>>>

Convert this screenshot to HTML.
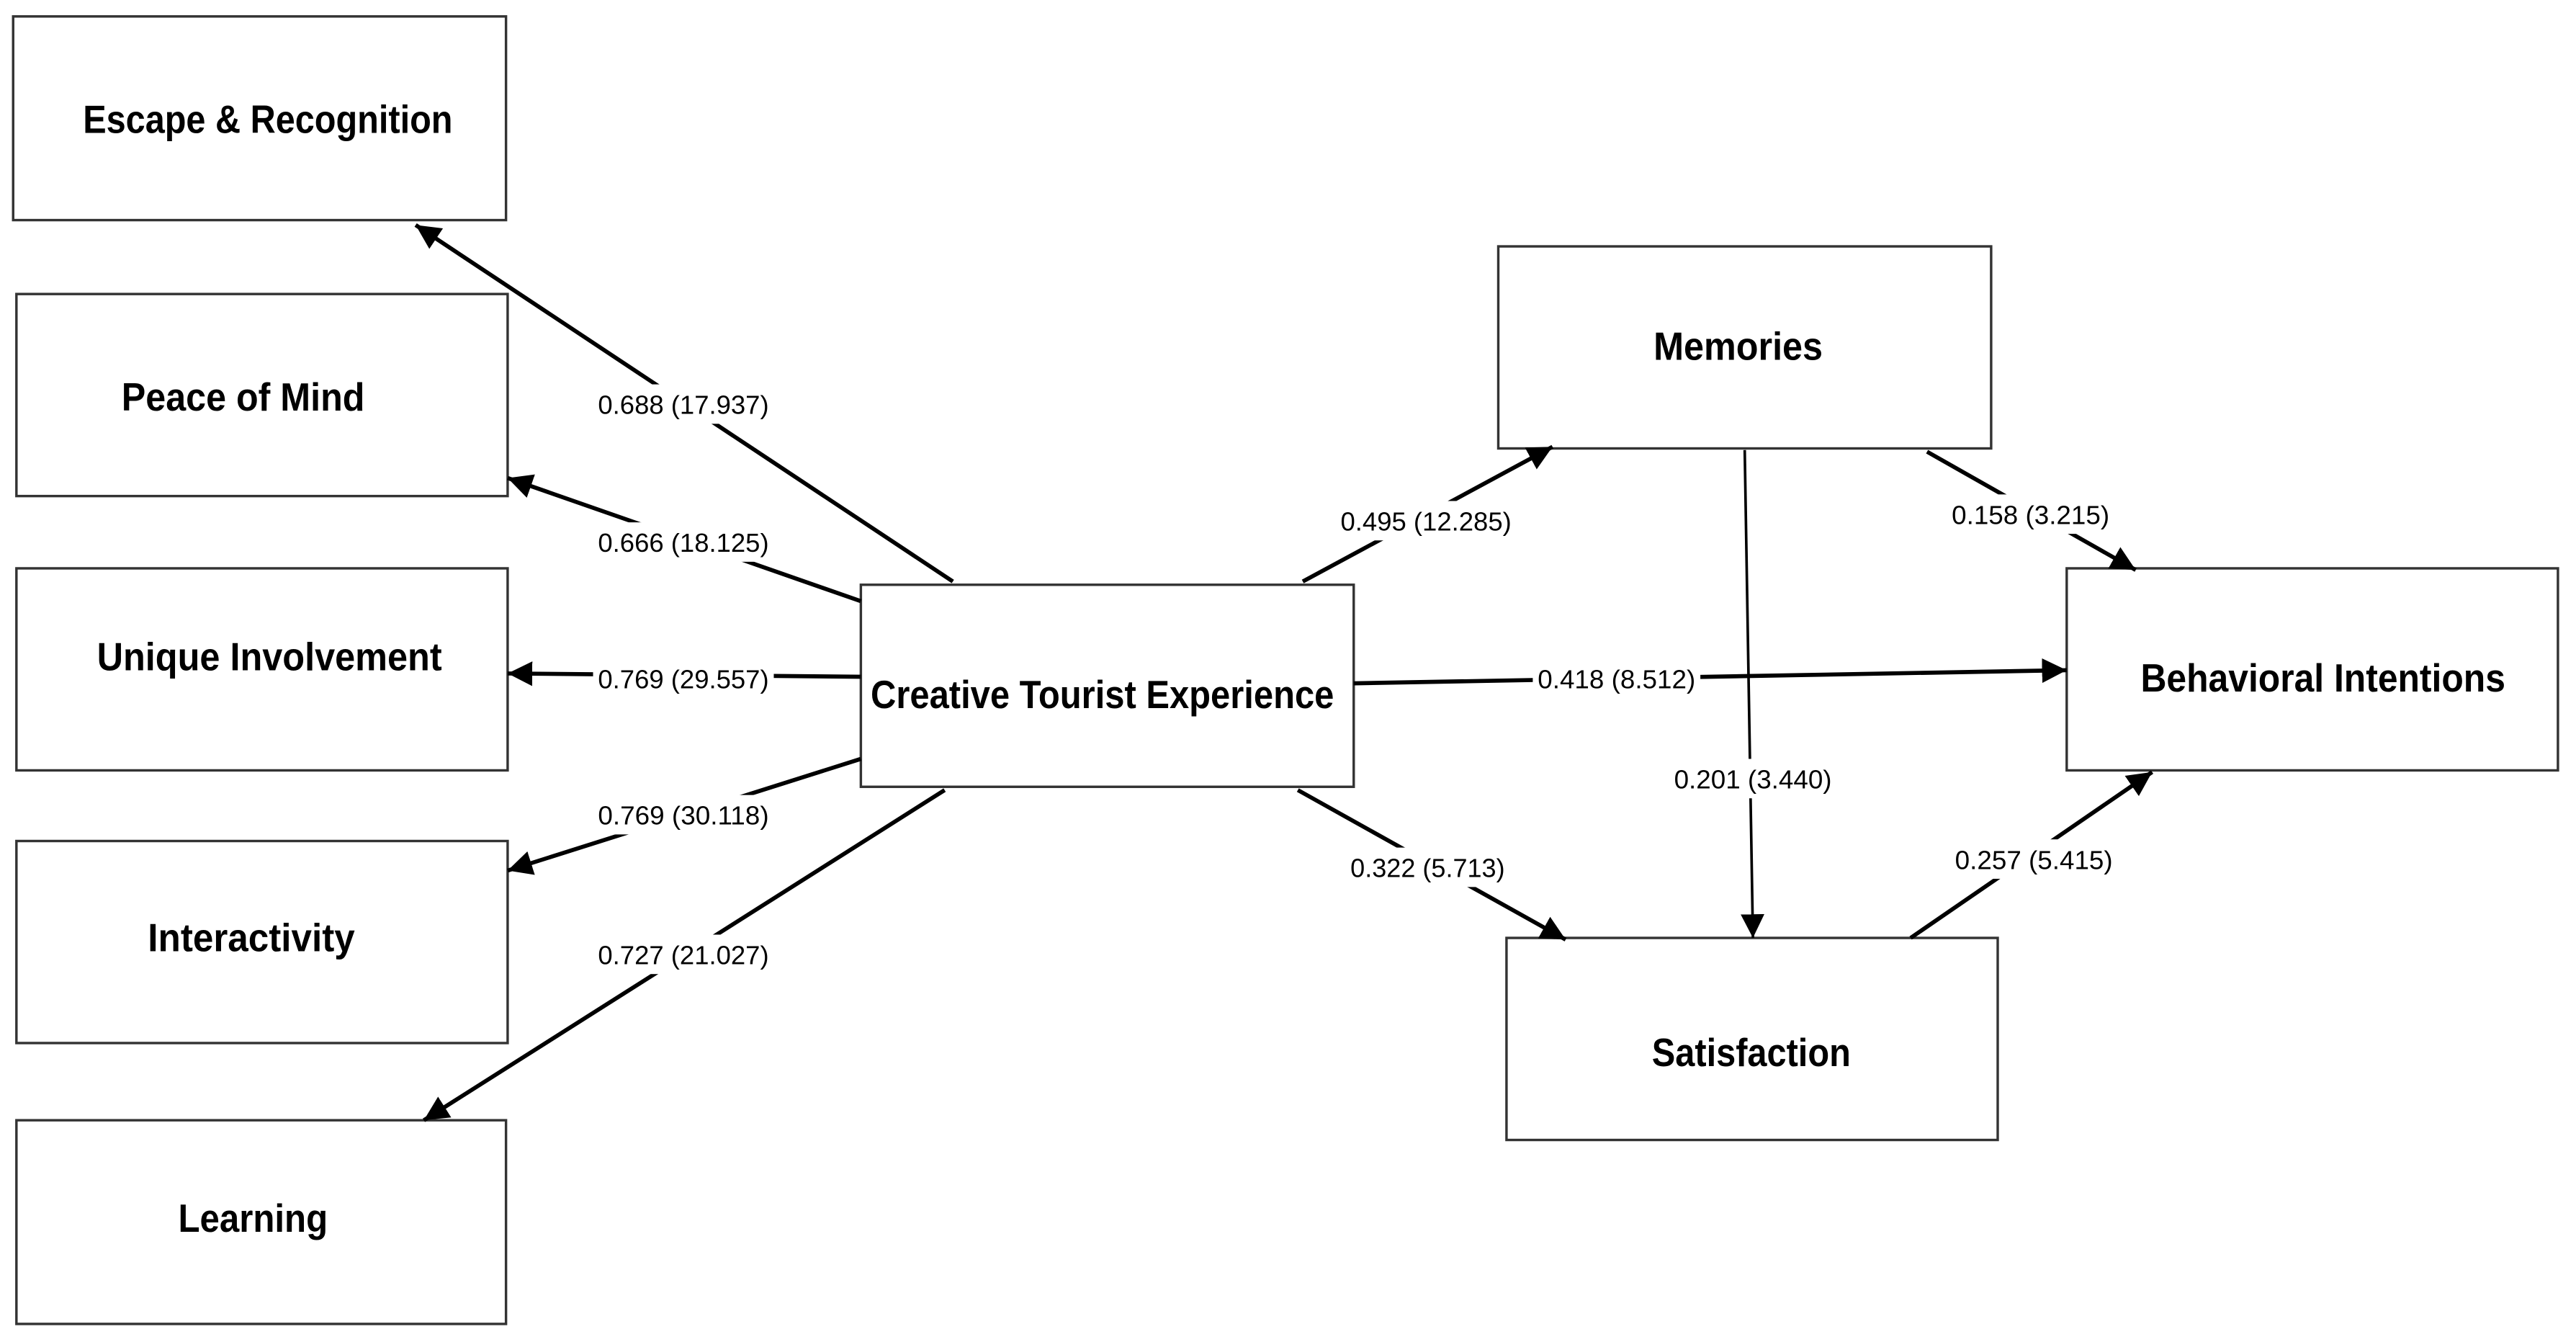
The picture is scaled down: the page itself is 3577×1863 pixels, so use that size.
<!DOCTYPE html>
<html><head><meta charset="utf-8"><style>
html,body{margin:0;padding:0;background:#fff;}
svg{display:block;}
.n{font-family:"Liberation Sans",sans-serif;font-weight:bold;font-size:24px;fill:#000;}
.l{font-family:"Liberation Sans",sans-serif;font-size:16px;fill:#000;}
</style></head><body>
<svg width="3577" height="1863" viewBox="0 0 1568 817" preserveAspectRatio="none" xmlns="http://www.w3.org/2000/svg">
<defs>
<marker id="a" viewBox="0 0 10 10" refX="10" refY="5" markerWidth="6" markerHeight="6" markerUnits="strokeWidth" orient="auto"><path d="M0,0 L10,5 L0,10 z" fill="#000"/></marker>
<marker id="b" viewBox="0 0 10 10" refX="10" refY="5" markerWidth="9" markerHeight="9" markerUnits="strokeWidth" orient="auto"><path d="M0,0 L10,5 L0,10 z" fill="#000"/></marker>
</defs>
<rect width="1568" height="817" fill="#fff"/>
<g fill="#fff" stroke="#333" stroke-width="1.5">
<rect x="8" y="10" width="300" height="124"/>
<rect x="10" y="179" width="299" height="123"/>
<rect x="10" y="346" width="299" height="123"/>
<rect x="10" y="512" width="299" height="123"/>
<rect x="10" y="682" width="298" height="124"/>
<rect x="524" y="356" width="300" height="123"/>
<rect x="912" y="150" width="300" height="123"/>
<rect x="917" y="571" width="299" height="123"/>
<rect x="1258" y="346" width="299" height="123"/>
</g>
<g stroke="#000" stroke-width="2.5" fill="none" marker-end="url(#a)">
<line x1="580" y1="354" x2="253" y2="137"/>
<line x1="524" y1="366" x2="309" y2="291"/>
<line x1="524" y1="412" x2="309" y2="410"/>
<line x1="524" y1="462" x2="309" y2="530"/>
<line x1="575" y1="481" x2="258" y2="682"/>
<line x1="793" y1="354" x2="945" y2="272"/>
<line x1="824" y1="416" x2="1258" y2="408"/>
<line x1="790" y1="481" x2="953" y2="572"/>
<line x1="1173" y1="275" x2="1300" y2="347"/>
<line x1="1163" y1="571" x2="1310" y2="470"/>
</g>
<line x1="1062" y1="274" x2="1067" y2="571" stroke="#000" stroke-width="1.6" marker-end="url(#b)"/>
<g fill="#fff">
<rect x="361" y="234" width="110" height="24"/>
<rect x="361" y="318" width="110" height="24"/>
<rect x="361" y="401" width="110" height="24"/>
<rect x="361" y="484" width="110" height="24"/>
<rect x="361" y="569" width="110" height="24"/>
<rect x="813" y="305" width="110" height="24"/>
<rect x="933" y="401" width="102" height="24"/>
<rect x="1016" y="462" width="102" height="24"/>
<rect x="820" y="516" width="98" height="24"/>
<rect x="1185" y="301" width="102" height="24"/>
<rect x="1187" y="511" width="102" height="24"/>
</g>
<g class="l" text-anchor="middle">
<text x="416" y="252" textLength="104" lengthAdjust="spacingAndGlyphs">0.688 (17.937)</text>
<text x="416" y="336" textLength="104" lengthAdjust="spacingAndGlyphs">0.666 (18.125)</text>
<text x="416" y="419" textLength="104" lengthAdjust="spacingAndGlyphs">0.769 (29.557)</text>
<text x="416" y="502" textLength="104" lengthAdjust="spacingAndGlyphs">0.769 (30.118)</text>
<text x="416" y="587" textLength="104" lengthAdjust="spacingAndGlyphs">0.727 (21.027)</text>
<text x="868" y="323" textLength="104" lengthAdjust="spacingAndGlyphs">0.495 (12.285)</text>
<text x="984" y="419" textLength="96" lengthAdjust="spacingAndGlyphs">0.418 (8.512)</text>
<text x="1067" y="480" textLength="96" lengthAdjust="spacingAndGlyphs">0.201 (3.440)</text>
<text x="869" y="534" textLength="94" lengthAdjust="spacingAndGlyphs">0.322 (5.713)</text>
<text x="1236" y="319" textLength="96" lengthAdjust="spacingAndGlyphs">0.158 (3.215)</text>
<text x="1238" y="529" textLength="96" lengthAdjust="spacingAndGlyphs">0.257 (5.415)</text>
</g>
<g class="n" text-anchor="middle">
<text x="163" y="81" textLength="225" lengthAdjust="spacingAndGlyphs">Escape &amp; Recognition</text>
<text x="148" y="250" textLength="148" lengthAdjust="spacingAndGlyphs">Peace of Mind</text>
<text x="164" y="408" textLength="210" lengthAdjust="spacingAndGlyphs">Unique Involvement</text>
<text x="153" y="579" textLength="126" lengthAdjust="spacingAndGlyphs">Interactivity</text>
<text x="154" y="750" textLength="91" lengthAdjust="spacingAndGlyphs">Learning</text>
<text x="671" y="431" textLength="282" lengthAdjust="spacingAndGlyphs">Creative Tourist Experience</text>
<text x="1058" y="219" textLength="103" lengthAdjust="spacingAndGlyphs">Memories</text>
<text x="1066" y="649" textLength="121" lengthAdjust="spacingAndGlyphs">Satisfaction</text>
<text x="1414" y="421" textLength="222" lengthAdjust="spacingAndGlyphs">Behavioral Intentions</text>
</g>
</svg>
</body></html>
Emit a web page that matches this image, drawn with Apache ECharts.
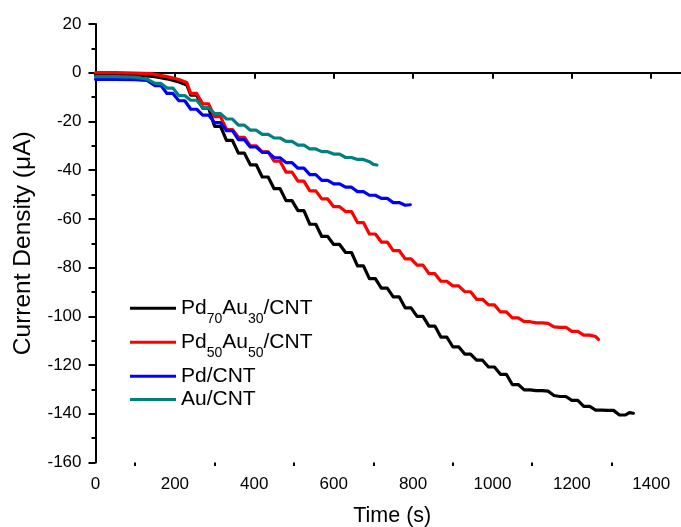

<<<

Write out every entry again word for word, without any of the pictures.

Convert this screenshot to HTML.
The picture is scaled down: the page itself is 3577×1863 pixels, so use that size.
<!DOCTYPE html>
<html><head><meta charset="utf-8"><style>
html,body{margin:0;padding:0;background:#fff;}
svg{display:block;}
.n{font-family:"Liberation Sans",sans-serif;font-weight:bold;font-size:24px;fill:#000;}
.l{font-family:"Liberation Sans",sans-serif;font-size:16px;fill:#000;}
</style></head><body>
<svg width="3577" height="1863" viewBox="0 0 1568 817" preserveAspectRatio="none" xmlns="http://www.w3.org/2000/svg">
<defs>
<marker id="a" viewBox="0 0 10 10" refX="10" refY="5" markerWidth="6" markerHeight="6" markerUnits="strokeWidth" orient="auto"><path d="M0,0 L10,5 L0,10 z" fill="#000"/></marker>
<marker id="b" viewBox="0 0 10 10" refX="10" refY="5" markerWidth="9" markerHeight="9" markerUnits="strokeWidth" orient="auto"><path d="M0,0 L10,5 L0,10 z" fill="#000"/></marker>
</defs>
<rect width="1568" height="817" fill="#fff"/>
<g fill="#fff" stroke="#333" stroke-width="1.5">
<rect x="8" y="10" width="300" height="124"/>
<rect x="10" y="179" width="299" height="123"/>
<rect x="10" y="346" width="299" height="123"/>
<rect x="10" y="512" width="299" height="123"/>
<rect x="10" y="682" width="298" height="124"/>
<rect x="524" y="356" width="300" height="123"/>
<rect x="912" y="150" width="300" height="123"/>
<rect x="917" y="571" width="299" height="123"/>
<rect x="1258" y="346" width="299" height="123"/>
</g>
<g stroke="#000" stroke-width="2.5" fill="none" marker-end="url(#a)">
<line x1="580" y1="354" x2="253" y2="137"/>
<line x1="524" y1="366" x2="309" y2="291"/>
<line x1="524" y1="412" x2="309" y2="410"/>
<line x1="524" y1="462" x2="309" y2="530"/>
<line x1="575" y1="481" x2="258" y2="682"/>
<line x1="793" y1="354" x2="945" y2="272"/>
<line x1="824" y1="416" x2="1258" y2="408"/>
<line x1="790" y1="481" x2="953" y2="572"/>
<line x1="1173" y1="275" x2="1300" y2="347"/>
<line x1="1163" y1="571" x2="1310" y2="470"/>
</g>
<line x1="1062" y1="274" x2="1067" y2="571" stroke="#000" stroke-width="1.6" marker-end="url(#b)"/>
<g fill="#fff">
<rect x="361" y="234" width="110" height="24"/>
<rect x="361" y="318" width="110" height="24"/>
<rect x="361" y="401" width="110" height="24"/>
<rect x="361" y="484" width="110" height="24"/>
<rect x="361" y="569" width="110" height="24"/>
<rect x="813" y="305" width="110" height="24"/>
<rect x="933" y="401" width="102" height="24"/>
<rect x="1016" y="462" width="102" height="24"/>
<rect x="820" y="516" width="98" height="24"/>
<rect x="1185" y="301" width="102" height="24"/>
<rect x="1187" y="511" width="102" height="24"/>
</g>
<g class="l" text-anchor="middle">
<text x="416" y="252" textLength="104" lengthAdjust="spacingAndGlyphs">0.688 (17.937)</text>
<text x="416" y="336" textLength="104" lengthAdjust="spacingAndGlyphs">0.666 (18.125)</text>
<text x="416" y="419" textLength="104" lengthAdjust="spacingAndGlyphs">0.769 (29.557)</text>
<text x="416" y="502" textLength="104" lengthAdjust="spacingAndGlyphs">0.769 (30.118)</text>
<text x="416" y="587" textLength="104" lengthAdjust="spacingAndGlyphs">0.727 (21.027)</text>
<text x="868" y="323" textLength="104" lengthAdjust="spacingAndGlyphs">0.495 (12.285)</text>
<text x="984" y="419" textLength="96" lengthAdjust="spacingAndGlyphs">0.418 (8.512)</text>
<text x="1067" y="480" textLength="96" lengthAdjust="spacingAndGlyphs">0.201 (3.440)</text>
<text x="869" y="534" textLength="94" lengthAdjust="spacingAndGlyphs">0.322 (5.713)</text>
<text x="1236" y="319" textLength="96" lengthAdjust="spacingAndGlyphs">0.158 (3.215)</text>
<text x="1238" y="529" textLength="96" lengthAdjust="spacingAndGlyphs">0.257 (5.415)</text>
</g>
<g class="n" text-anchor="middle">
<text x="163" y="81" textLength="225" lengthAdjust="spacingAndGlyphs">Escape &amp; Recognition</text>
<text x="148" y="250" textLength="148" lengthAdjust="spacingAndGlyphs">Peace of Mind</text>
<text x="164" y="408" textLength="210" lengthAdjust="spacingAndGlyphs">Unique Involvement</text>
<text x="153" y="579" textLength="126" lengthAdjust="spacingAndGlyphs">Interactivity</text>
<text x="154" y="750" textLength="91" lengthAdjust="spacingAndGlyphs">Learning</text>
<text x="671" y="431" textLength="282" lengthAdjust="spacingAndGlyphs">Creative Tourist Experience</text>
<text x="1058" y="219" textLength="103" lengthAdjust="spacingAndGlyphs">Memories</text>
<text x="1066" y="649" textLength="121" lengthAdjust="spacingAndGlyphs">Satisfaction</text>
<text x="1414" y="421" textLength="222" lengthAdjust="spacingAndGlyphs">Behavioral Intentions</text>
</g>
</svg>
</body></html>
Emit a web page that matches this image, drawn with Apache ECharts.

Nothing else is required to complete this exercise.